# [Data provided]

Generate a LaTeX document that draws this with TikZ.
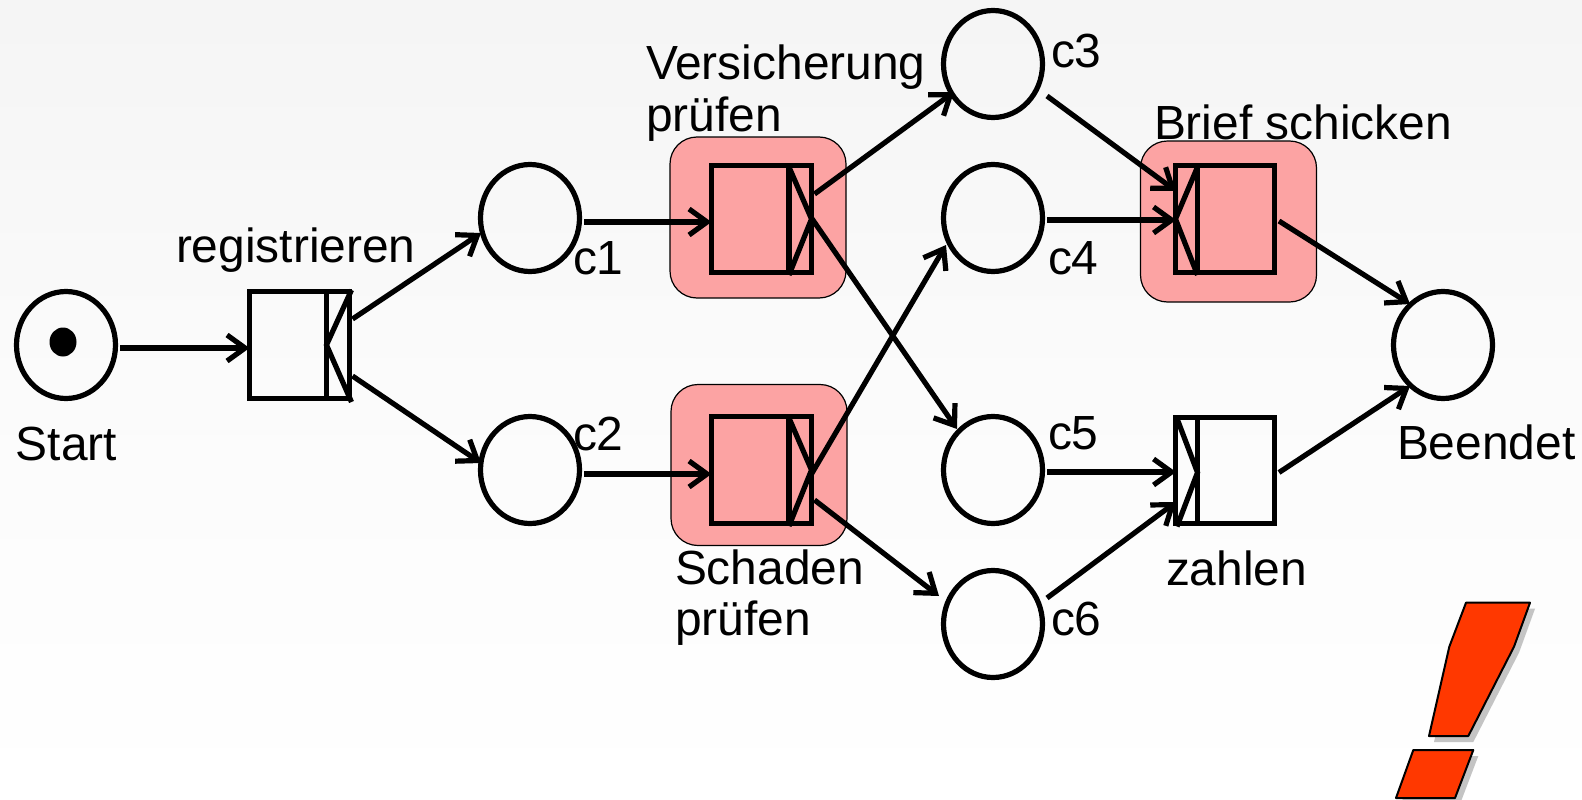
\documentclass[tikz,border=0pt]{standalone}
\usepackage{fontspec}
\setmainfont{Liberation Sans}
\usetikzlibrary{arrows.meta,calc,shapes.geometric}
\definecolor{hl}{HTML}{FCA3A3}
\definecolor{bang}{HTML}{FF3800}
\definecolor{bangshadow}{HTML}{C4C4C4}
\tikzset{
  place/.style={ellipse,draw=black,line width=5.2pt,minimum width=99pt,minimum height=107pt,inner sep=0pt,outer sep=0pt},
  token/.style={ellipse,fill=black,minimum width=27pt,minimum height=29pt,inner sep=0pt,outer sep=0pt},
  trans/.style={rectangle,draw=black,line width=5.2pt,minimum width=99.5pt,minimum height=106.5pt,inner sep=0pt,outer sep=0pt},
  halo/.style={rectangle,rounded corners=27pt,fill=hl,draw=black,line width=1.2pt,minimum width=176pt,minimum height=161pt,inner sep=0pt,outer sep=0pt},
  tline/.style={line width=5.2pt,draw=black},
  conn/.style={line width=5.2pt,draw=black,-{Straight Barb[length=18pt,width=26pt,line width=5.2pt]}},
  lab/.style={anchor=base west,inner sep=0pt,outer sep=0pt,font=\fontsize{47.9pt}{50pt}\selectfont,text=black},
  bangp/.style={fill=bang,draw=black,line width=2pt,line join=round},
  bangs/.style={fill=bangshadow},
}
\newcommand{\outleft}[1]{%
  \draw[tline] ($(#1)+(-27.5,-53)$) -- ++(0,106);
  \draw[tline] ($(#1)+(-27.5,-52)$) -- ($(#1)+(-49.5,0)$) -- ($(#1)+(-27.5,56)$);
}
\newcommand{\outright}[1]{%
  \draw[tline] ($(#1)+(27.5,-53)$) -- ++(0,106);
  \draw[tline] ($(#1)+(27.5,-52)$) -- ($(#1)+(50,0)$) -- ($(#1)+(27.5,56)$);
}
\begin{document}
\begin{tikzpicture}[x=1pt,y=-1pt]
\useasboundingbox (0,0) rectangle (1582,800);
\shade[top color=black!4,bottom color=white,middle color=black!1.5] (0,0) rectangle (1582,800);

% highlight boxes
\node[halo] (hvp) at (758,217.5) {};
\node[halo] (hsp) at (759,465) {};
\node[halo] (hbs) at (1228.5,221.5) {};

% places
\node[place] (start) at (66,345) {};
\node[token] (tok) at (63,342) {};
\node[place] (c1) at (530,218) {};
\node[place] (c2) at (530,470) {};
\node[place] (c3) at (993,64) {};
\node[place] (c4) at (993,218) {};
\node[place] (c5) at (993,470) {};
\node[place] (c6) at (993,624) {};
\node[place] (end) at (1443,345) {};

% transitions
\node[trans] (reg) at (299.5,345) {};
\node[trans] (vp) at (761.5,219) {};
\node[trans] (sp) at (761.5,470) {};
\node[trans] (bs) at (1225,219) {};
\node[trans] (za) at (1225,470.5) {};
\draw[tline] ($(reg)+(27,-53)$) -- ++(0,106);
\draw[tline] ($(reg)+(52,-55)$) -- ($(reg)+(27,0)$) -- ($(reg)+(52,57)$);
\outright{vp}
\outright{sp}
\outleft{bs}
\draw[tline] ($(za)+(-27.5,-53)$) -- ++(0,106);
\draw[tline] ($(za)+(-48,-52)$) -- ($(za)+(-27.5,2)$) -- ($(za)+(-48,56)$);

% connectors
\draw[conn] ($(start)+(54,3)$) -- ($(reg)+(-50,3)$);
\draw[conn] ($(reg)+(53,-26)$) -- ($(c1)+(-49,15)$);
\draw[conn] ($(reg)+(53,31)$) -- ($(c2)+(-49,-7)$);
\draw[conn] ($(c1)+(54,4)$) -- ($(vp)+(-50,3)$);
\draw[conn] ($(c2)+(54,4)$) -- ($(sp)+(-50,4)$);
\draw[conn] ($(vp)+(53,-25)$) -- ($(c3)+(-39,28)$);
\draw[conn] ($(vp)+(50,-1)$) -- ($(c5)+(-36,-41)$);
\draw[conn] ($(sp)+(50,4)$) -- ($(c4)+(-47,27)$);
\draw[conn] ($(sp)+(53,30)$) -- ($(c6)+(-54,-28)$);
\draw[conn] ($(c3)+(54,32)$) -- ($(bs)+(-49,-28)$);
\draw[conn] ($(c4)+(54,2)$) -- ($(bs)+(-49,1)$);
\draw[conn] ($(c5)+(54,2)$) -- ($(za)+(-49,1.5)$);
\draw[conn] ($(c6)+(54,-26)$) -- ($(za)+(-49,31.5)$);
\draw[conn] ($(bs)+(54,2)$) -- ($(end)+(-33,-41)$);
\draw[conn] ($(za)+(54,2)$) -- ($(end)+(-33,41)$);

% labels
\node[lab] (lstart) at (16,460) {Start};
\node[lab] (lreg) at (176,262) {registrieren};
\node[lab] (lc1) at (573,274) {c1};
\node[lab] (lc2) at (573,450) {c2};
\node[lab] (lv1) at (646,80) {Versicherung};
\node[lab] (lv2) at (646,131) {prüfen};
\node[lab] (ls1) at (675,584) {Schaden};
\node[lab] (ls2) at (675,635) {prüfen};
\node[lab] (lc3) at (1051,67) {c3};
\node[lab] (lc4) at (1048,274) {c4};
\node[lab] (lc5) at (1048,449) {c5};
\node[lab] (lc6) at (1051,635) {c6};
\node[lab] (lbs) at (1154,139) {Brief schicken};
\node[lab] (lza) at (1166,585) {zahlen};
\node[lab] (lend) at (1397,459) {Beendet};

% exclamation mark
\begin{scope}[shift={(5,6)}]
\fill[bangs] (1466,602.7) -- (1530,602.7) -- (1514,646.7) -- (1468.3,736) -- (1429,736) -- (1449.3,646.7) -- cycle;
\fill[bangs] (1413.3,750) -- (1473.3,750) -- (1455,798) -- (1396,798) -- cycle;
\end{scope}
\path[bangp] (1466,602.7) -- (1530,602.7) -- (1514,646.7) -- (1468.3,736) -- (1429,736) -- (1449.3,646.7) -- cycle;
\path[bangp] (1413.3,750) -- (1473.3,750) -- (1455,798) -- (1396,798) -- cycle;
\end{tikzpicture}
\end{document}
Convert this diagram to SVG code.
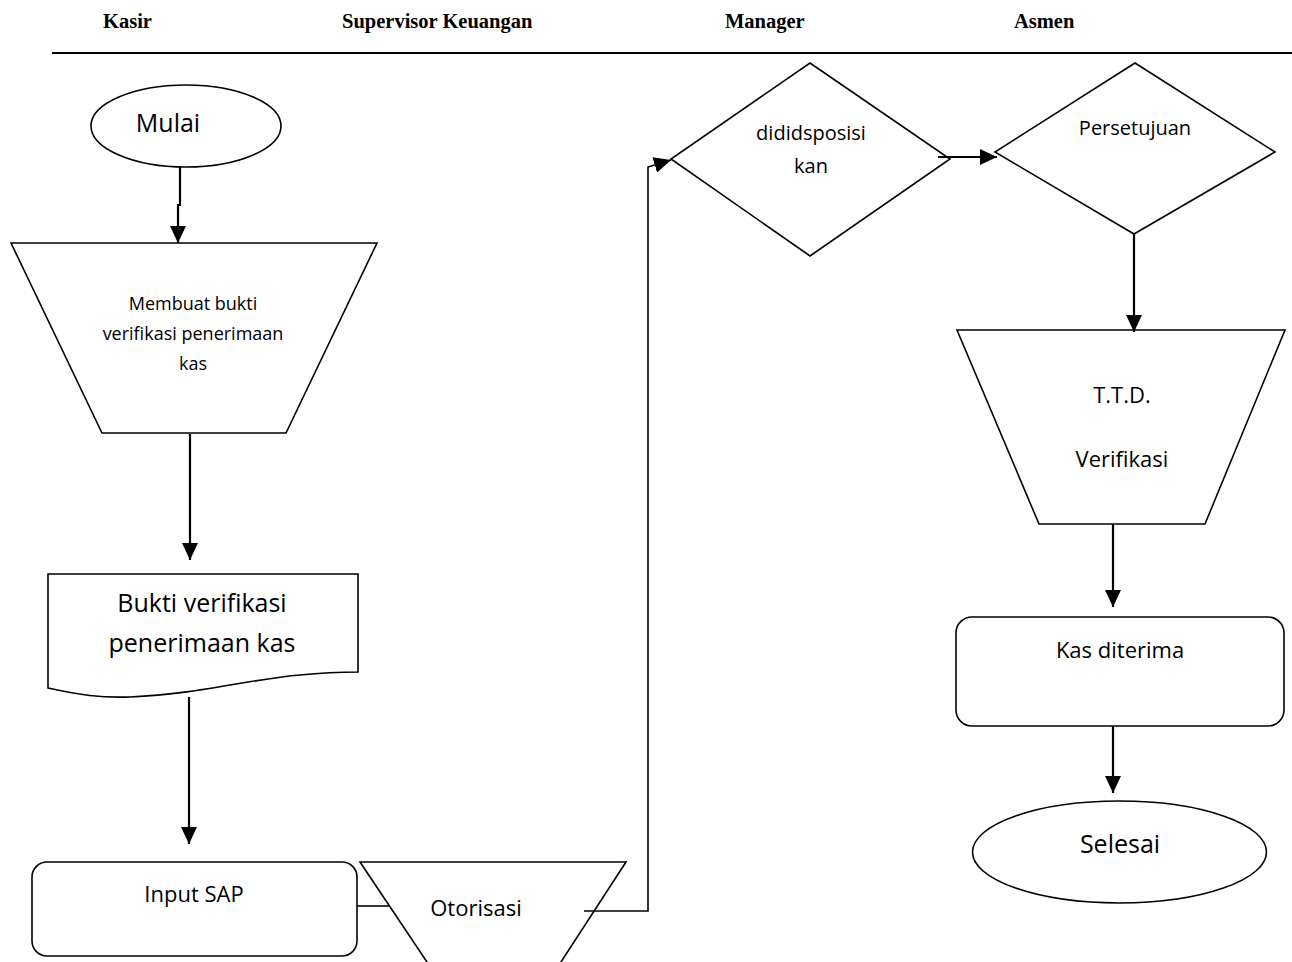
<svg xmlns="http://www.w3.org/2000/svg" width="1292" height="962" viewBox="0 0 1292 962">
  <style>
    .shape { fill: #fff; stroke: #000; stroke-width: 1.6; }
    .lane { font-family: "Liberation Serif", "Times New Roman", serif; font-weight: bold; font-size: 20.5px; fill: #000; }
    .lbl { font-family: "Open Sans", "Noto Sans", sans-serif; fill: #000; text-anchor: middle; }
    .flow { fill: none; stroke: #000; stroke-width: 2.2; }
    .thin { fill: none; stroke: #000; stroke-width: 1.6; }
  </style>
  <defs>
    <marker id="arrow" viewBox="0 0 17 16" refX="17" refY="8" markerWidth="17" markerHeight="16" markerUnits="userSpaceOnUse" orient="auto">
      <path d="M0,0 L17,8 L0,16 z" fill="#000"/>
    </marker>
  </defs>

  <rect width="1292" height="962" fill="#fff"/>

  <!-- swimlane headings -->
  <g id="header">
    <text class="lane" x="103" y="28">Kasir</text>
    <text class="lane" x="342" y="28">Supervisor Keuangan</text>
    <text class="lane" x="725" y="28">Manager</text>
    <text class="lane" x="1014" y="28">Asmen</text>
    <line x1="52" y1="53" x2="1292" y2="53" stroke="#000" stroke-width="2.2"/>
  </g>

  <g id="mulai">
    <ellipse class="shape" cx="186" cy="126" rx="95" ry="41"/>
    <text class="lbl" x="168" y="132" font-size="25">Mulai</text>
  </g>

  <g id="membuat-bukti">
    <polygon class="shape" points="11,243 377,243 286,433 102,433"/>
    <text class="lbl" x="193" y="310" font-size="18">Membuat bukti</text>
    <text class="lbl" x="193" y="340" font-size="18">verifikasi penerimaan</text>
    <text class="lbl" x="193" y="370" font-size="18">kas</text>
  </g>

  <g id="bukti-verifikasi">
    <path class="shape" d="M48,574 H358 V672 C340,672 320,673 300,675 C250,679 200,694 130,697 C100,698 80,695 48,688 Z"/>
    <text class="lbl" x="202" y="612" font-size="25">Bukti verifikasi</text>
    <text class="lbl" x="202" y="652" font-size="25">penerimaan kas</text>
  </g>

  <g id="input-sap">
    <rect class="shape" x="32" y="862" width="325" height="94" rx="15"/>
    <text class="lbl" x="194" y="902" font-size="22">Input SAP</text>
  </g>

  <g id="otorisasi">
    <polygon class="shape" points="360,862 626,862 559,965 429,965"/>
    <text class="lbl" x="476" y="916" font-size="22">Otorisasi</text>
  </g>

  <g id="didisposisi">
    <polygon class="shape" points="810,63 950,159 810,256 671,159"/>
    <text class="lbl" x="811" y="140" font-size="20">dididsposisi</text>
    <text class="lbl" x="811" y="173" font-size="20">kan</text>
  </g>

  <g id="persetujuan">
    <polygon class="shape" points="1135,63 1275,152 1134,234 995,152"/>
    <text class="lbl" x="1135" y="135" font-size="20">Persetujuan</text>
  </g>

  <g id="ttd-verifikasi">
    <polygon class="shape" points="957,330 1285,330 1205,524 1039,524"/>
    <text class="lbl" x="1122" y="403" font-size="22">T.T.D.</text>
    <text class="lbl" x="1122" y="467" font-size="22">Verifikasi</text>
  </g>

  <g id="kas-diterima">
    <rect class="shape" x="956" y="617" width="328" height="109" rx="16"/>
    <text class="lbl" x="1120" y="658" font-size="22">Kas diterima</text>
  </g>

  <g id="selesai">
    <ellipse class="shape" cx="1119.5" cy="852" rx="147" ry="51"/>
    <text class="lbl" x="1120" y="853" font-size="25">Selesai</text>
  </g>

  <!-- connectors, drawn over the shapes so their ends show inside them -->
  <g id="connectors">
    <path class="flow" d="M180,167 V205 H178 V243" marker-end="url(#arrow)"/>
    <path class="flow" d="M190,434 V560" marker-end="url(#arrow)"/>
    <path class="flow" d="M189,697 V844" marker-end="url(#arrow)"/>
    <path class="thin" d="M357,906 H389"/>
    <path class="thin" d="M584,911 H648 V167 L671,160" marker-end="url(#arrow)"/>
    <path class="flow" d="M938,157 H997" marker-end="url(#arrow)"/>
    <path class="flow" d="M1134,234 V332" marker-end="url(#arrow)"/>
    <path class="flow" d="M1113,524 V607" marker-end="url(#arrow)"/>
    <path class="flow" d="M1113,726 V793" marker-end="url(#arrow)"/>
  </g>
</svg>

# [Instructions to follow]
Count the lines above in which the word "this" appears, then state only that count.

# [Exercise result]
2